A small Allegheny Airlines plane carrying 21 passengers from Washington National Airport to Philadelphia was forced to dive yesterday afternoon to avoid hitting a plane dropping skydivers, Federal Aviation Administration and Allegheny officials confirmed.

"We had nine free-falling bodies in front of us," the captain told the passengers immediately after the incident, according to passenger, Richard L. Homan, a Washington Post editor. No one was reported injured.

"It was one of those things where your stomach is suddenly up in your neck," Homan said.

The pilot, identified by Allegheny as James Gianotti, told both the passengers and Allegheny officials that he had received no warning of other airplanes from the FAA's air traffic controllers.

Skydivers and their pilots are required by federal air regulations to notify the air traffic control service when and where they plan such activity. Such drops are prohibited in active airways.

When dives are planned, that fact is supposed to be published in a "notice to airmen," which pilots are expected to check. "Whether any of this was done or not, I can't tell you," FAA spokesman Dennis Feldman said.

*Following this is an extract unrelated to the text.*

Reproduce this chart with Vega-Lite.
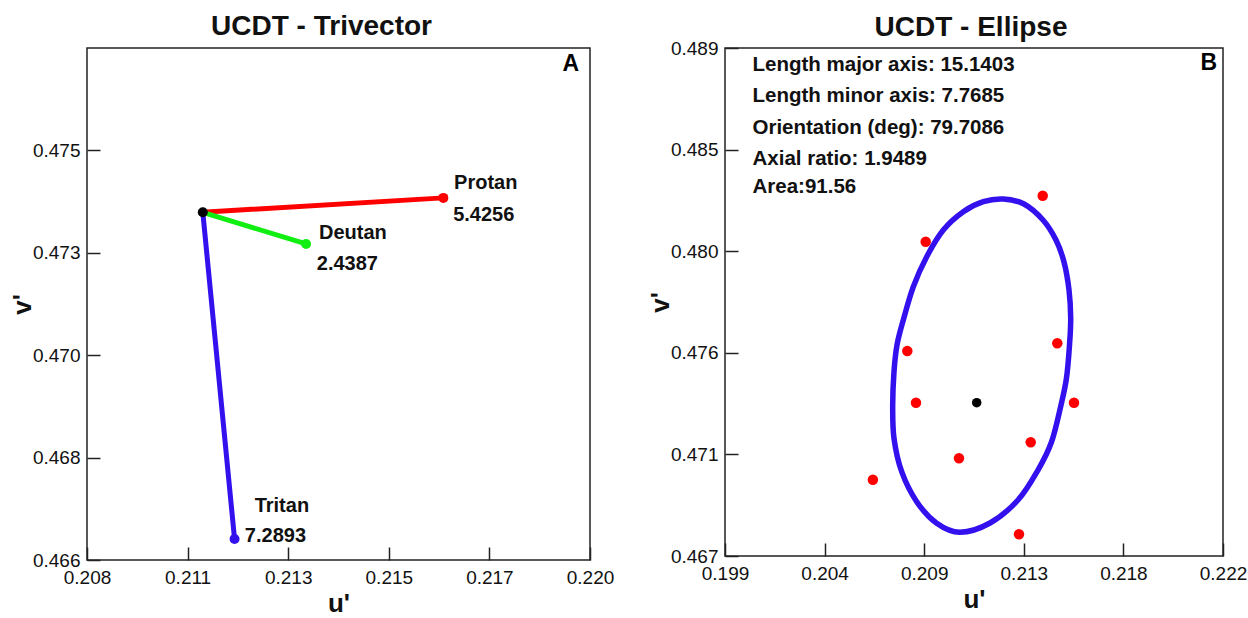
{
  "$schema": "https://vega.github.io/schema/vega-lite/v6.json",
  "background": "white",
  "padding": {"left": 8, "top": 12, "right": 5, "bottom": 0},
  "bounds": "flush",
  "spacing": 135,
  "config": {
    "font": "Liberation Sans",
    "view": {"stroke": "#222", "strokeWidth": 1.5},
    "axis": {
      "grid": false,
      "domain": false,
      "offset": -13,
      "tickColor": "#222",
      "tickWidth": 1.5,
      "tickSize": 13,
      "labelFont": "Liberation Sans",
      "labelFontSize": 19,
      "labelColor": "#111",
      "titleFont": "Liberation Sans",
      "titleFontSize": 26,
      "titleFontWeight": "bold",
      "titleColor": "#111",
      "labelOverlap": false,
      "labelFlush": false,
      "labelBound": false
    },
    "axisX": {"labelPadding": 8, "titlePadding": 3},
    "axisY": {"labelPadding": 7, "titlePadding": -3},
    "title": {"fontSize": 28, "fontWeight": "bold", "font": "Liberation Sans", "color": "#111", "offset": 7}
  },
  "datasets": {
    "centerA": [{"u": 0.21099, "v": 0.47347}],
    "vectors": [
      {"type": "Protan", "u0": 0.21099, "v0": 0.47347, "u1": 0.21637, "v1": 0.47378},
      {"type": "Deutan", "u0": 0.21099, "v0": 0.47347, "u1": 0.21330, "v1": 0.47279},
      {"type": "Tritan", "u0": 0.21099, "v0": 0.47347, "u1": 0.21170, "v1": 0.46645}
    ],
    "labelsA": [
      {"t": "Protan", "u": 0.21661, "v": 0.47409},
      {"t": "5.4256", "u": 0.21659, "v": 0.47342},
      {"t": "Deutan", "u": 0.21359, "v": 0.47302},
      {"t": "2.4387", "u": 0.21354, "v": 0.47235},
      {"t": "Tritan", "u": 0.21215, "v": 0.46717},
      {"t": "7.2893", "u": 0.21193, "v": 0.46651}
    ],
    "cornerA": [{"t": "A", "u": 0.21922, "v": 0.47666}],
    "cornerB": [{"t": "B", "u": 0.22134, "v": 0.48835}],
    "ellipse": [
      {"i": 1, "u": 0.210930, "v": 0.482344},
      {"i": 2, "u": 0.211853, "v": 0.482461},
      {"i": 3, "u": 0.212809, "v": 0.482244},
      {"i": 4, "u": 0.213687, "v": 0.481551},
      {"i": 5, "u": 0.214287, "v": 0.480685},
      {"i": 6, "u": 0.214657, "v": 0.479732},
      {"i": 7, "u": 0.214888, "v": 0.478520},
      {"i": 8, "u": 0.214966, "v": 0.477307},
      {"i": 9, "u": 0.214911, "v": 0.476138},
      {"i": 10, "u": 0.214772, "v": 0.474709},
      {"i": 11, "u": 0.214518, "v": 0.473539},
      {"i": 12, "u": 0.214079, "v": 0.471937},
      {"i": 13, "u": 0.213456, "v": 0.470724},
      {"i": 14, "u": 0.212532, "v": 0.469425},
      {"i": 15, "u": 0.211239, "v": 0.468429},
      {"i": 16, "u": 0.209853, "v": 0.468026},
      {"i": 17, "u": 0.208777, "v": 0.468416},
      {"i": 18, "u": 0.207854, "v": 0.469352},
      {"i": 19, "u": 0.207161, "v": 0.470651},
      {"i": 20, "u": 0.206805, "v": 0.472097},
      {"i": 21, "u": 0.206745, "v": 0.473539},
      {"i": 22, "u": 0.206805, "v": 0.474982},
      {"i": 23, "u": 0.206944, "v": 0.476138},
      {"i": 24, "u": 0.207235, "v": 0.477220},
      {"i": 25, "u": 0.207697, "v": 0.478663},
      {"i": 26, "u": 0.208316, "v": 0.479962},
      {"i": 27, "u": 0.209082, "v": 0.481118},
      {"i": 28, "u": 0.210006, "v": 0.481911}
    ],
    "redpts": [
      {"u": 0.213673, "v": 0.482604},
      {"u": 0.208269, "v": 0.480611},
      {"u": 0.207420, "v": 0.475878},
      {"u": 0.214347, "v": 0.476211},
      {"u": 0.207821, "v": 0.473639},
      {"u": 0.215119, "v": 0.473639},
      {"u": 0.213119, "v": 0.471924},
      {"u": 0.209807, "v": 0.471231},
      {"u": 0.205830, "v": 0.470300},
      {"u": 0.212578, "v": 0.467940}
    ],
    "centerB": [{"u": 0.210625, "v": 0.473639}],
    "infoB": [
      {"t": "Length major axis: 15.1403", "u": 0.20027, "v": 0.48827},
      {"t": "Length minor axis: 7.7685", "u": 0.20027, "v": 0.48690},
      {"t": "Orientation (deg): 79.7086", "u": 0.20027, "v": 0.48553},
      {"t": "Axial ratio: 1.9489", "u": 0.20027, "v": 0.48420},
      {"t": "Area:91.56", "u": 0.20027, "v": 0.48300}
    ]
  },
  "hconcat": [
    {
      "width": 503,
      "height": 512,
      "title": {"text": "UCDT - Trivector", "dx": -17},
      "encoding": {
        "x": {"type": "quantitative", "scale": {"domain": [0.2084, 0.21965], "nice": false, "zero": false},
              "axis": {"values": [0.2084, 0.21065, 0.2129, 0.21515, 0.2174, 0.21965], "format": ".3f", "title": "u'"}},
        "y": {"type": "quantitative", "scale": {"domain": [0.466, 0.477], "nice": false, "zero": false},
              "axis": {"values": [0.466, 0.4682, 0.4704, 0.4726, 0.4748], "format": ".3f", "title": "v'"}}
      },
      "layer": [
        {
          "data": {"name": "vectors"},
          "mark": {"type": "rule", "strokeWidth": 5, "strokeCap": "round"},
          "encoding": {
            "x": {"field": "u0", "type": "quantitative"},
            "y": {"field": "v0", "type": "quantitative"},
            "x2": {"field": "u1"},
            "y2": {"field": "v1"},
            "color": {"field": "type", "type": "nominal", "scale": {"domain": ["Protan", "Deutan", "Tritan"], "range": ["#ff0000", "#11ee11", "#3311ee"]}, "legend": null}
          }
        },
        {
          "data": {"name": "vectors"},
          "mark": {"type": "circle", "size": 100, "opacity": 1},
          "encoding": {
            "x": {"field": "u1", "type": "quantitative"},
            "y": {"field": "v1", "type": "quantitative"},
            "color": {"field": "type", "type": "nominal", "legend": null}
          }
        },
        {
          "data": {"name": "centerA"},
          "mark": {"type": "circle", "size": 100, "opacity": 1, "color": "#000"},
          "encoding": {
            "x": {"field": "u", "type": "quantitative"},
            "y": {"field": "v", "type": "quantitative"}
          }
        },
        {
          "data": {"name": "labelsA"},
          "mark": {"type": "text", "align": "left", "baseline": "middle", "fontSize": 20, "fontWeight": "bold", "color": "#111"},
          "encoding": {
            "x": {"field": "u", "type": "quantitative"},
            "y": {"field": "v", "type": "quantitative"},
            "text": {"field": "t"}
          }
        },
        {
          "data": {"name": "cornerA"},
          "mark": {"type": "text", "align": "center", "baseline": "middle", "fontSize": 23, "fontWeight": "bold", "color": "#000"},
          "encoding": {
            "x": {"field": "u", "type": "quantitative"},
            "y": {"field": "v", "type": "quantitative"},
            "text": {"field": "t"}
          }
        }
      ]
    },
    {
      "width": 498,
      "height": 508,
      "title": {"text": "UCDT - Ellipse", "dx": -3, "offset": -3},
      "encoding": {
        "x": {"type": "quantitative", "scale": {"domain": [0.199, 0.222], "nice": false, "zero": false},
              "axis": {"values": [0.199, 0.2036, 0.2082, 0.2128, 0.2174, 0.222], "labelExpr": "datum.value < 0.2 ? '0.199' : datum.value < 0.205 ? '0.204' : datum.value < 0.21 ? '0.209' : datum.value < 0.215 ? '0.213' : datum.value < 0.22 ? '0.218' : '0.222'", "title": "u'"}},
        "y": {"type": "quantitative", "scale": {"domain": [0.467, 0.489], "nice": false, "zero": false},
              "axis": {"values": [0.467, 0.4714, 0.4758, 0.4802, 0.4846, 0.489], "format": ".3f", "title": "v'"}}
      },
      "layer": [
        {
          "data": {"name": "ellipse"},
          "mark": {"type": "line", "interpolate": "cardinal-closed", "strokeWidth": 5.5, "color": "#3311ee"},
          "encoding": {
            "x": {"field": "u", "type": "quantitative"},
            "y": {"field": "v", "type": "quantitative"},
            "order": {"field": "i", "type": "quantitative"}
          }
        },
        {
          "data": {"name": "redpts"},
          "mark": {"type": "circle", "size": 110, "opacity": 1, "color": "#ff0000"},
          "encoding": {
            "x": {"field": "u", "type": "quantitative"},
            "y": {"field": "v", "type": "quantitative"}
          }
        },
        {
          "data": {"name": "centerB"},
          "mark": {"type": "circle", "size": 90, "opacity": 1, "color": "#000"},
          "encoding": {
            "x": {"field": "u", "type": "quantitative"},
            "y": {"field": "v", "type": "quantitative"}
          }
        },
        {
          "data": {"name": "infoB"},
          "mark": {"type": "text", "align": "left", "baseline": "middle", "fontSize": 20.5, "fontWeight": "bold", "color": "#111"},
          "encoding": {
            "x": {"field": "u", "type": "quantitative"},
            "y": {"field": "v", "type": "quantitative"},
            "text": {"field": "t"}
          }
        },
        {
          "data": {"name": "cornerB"},
          "mark": {"type": "text", "align": "center", "baseline": "middle", "fontSize": 23, "fontWeight": "bold", "color": "#000"},
          "encoding": {
            "x": {"field": "u", "type": "quantitative"},
            "y": {"field": "v", "type": "quantitative"},
            "text": {"field": "t"}
          }
        }
      ]
    }
  ]
}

Both airline and general aviation pilots have complained in the past about unannounced skydiving operations.

Allegheny Flight 564 was a twin prop-jet M298 and carried a crew of three. It left Washington National at 1:04 p.m. The incident occured about 30 minutes later near Wilmington.

According to Allegheny spokesman Dave Shipley, the pilot had just received instructions to descend from 9,000 feet to 7,000 feet when the incident occurred.

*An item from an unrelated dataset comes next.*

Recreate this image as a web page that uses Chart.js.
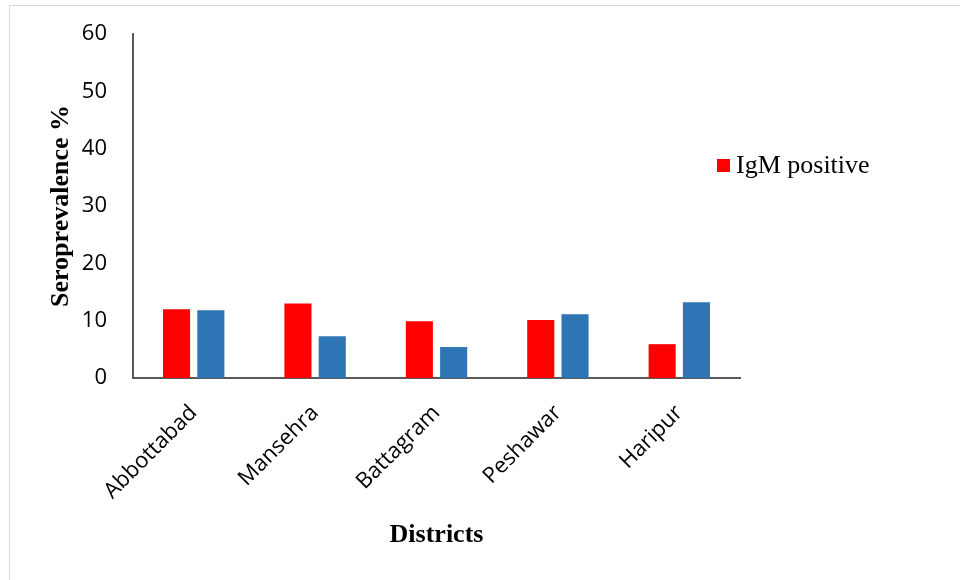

Homan said that the Allegheny plane dived sharply to the left, then dived again after the drop plane made another maneuver that put the planes back on a collision course. The drop plane did not appear to be in radio contact with anybody, Homan said the Allegheny pilot told the passengers.

"We have not gotten into any real detail yet," Allegheny's Shipley said. "We will file a near-miss report with the FFA."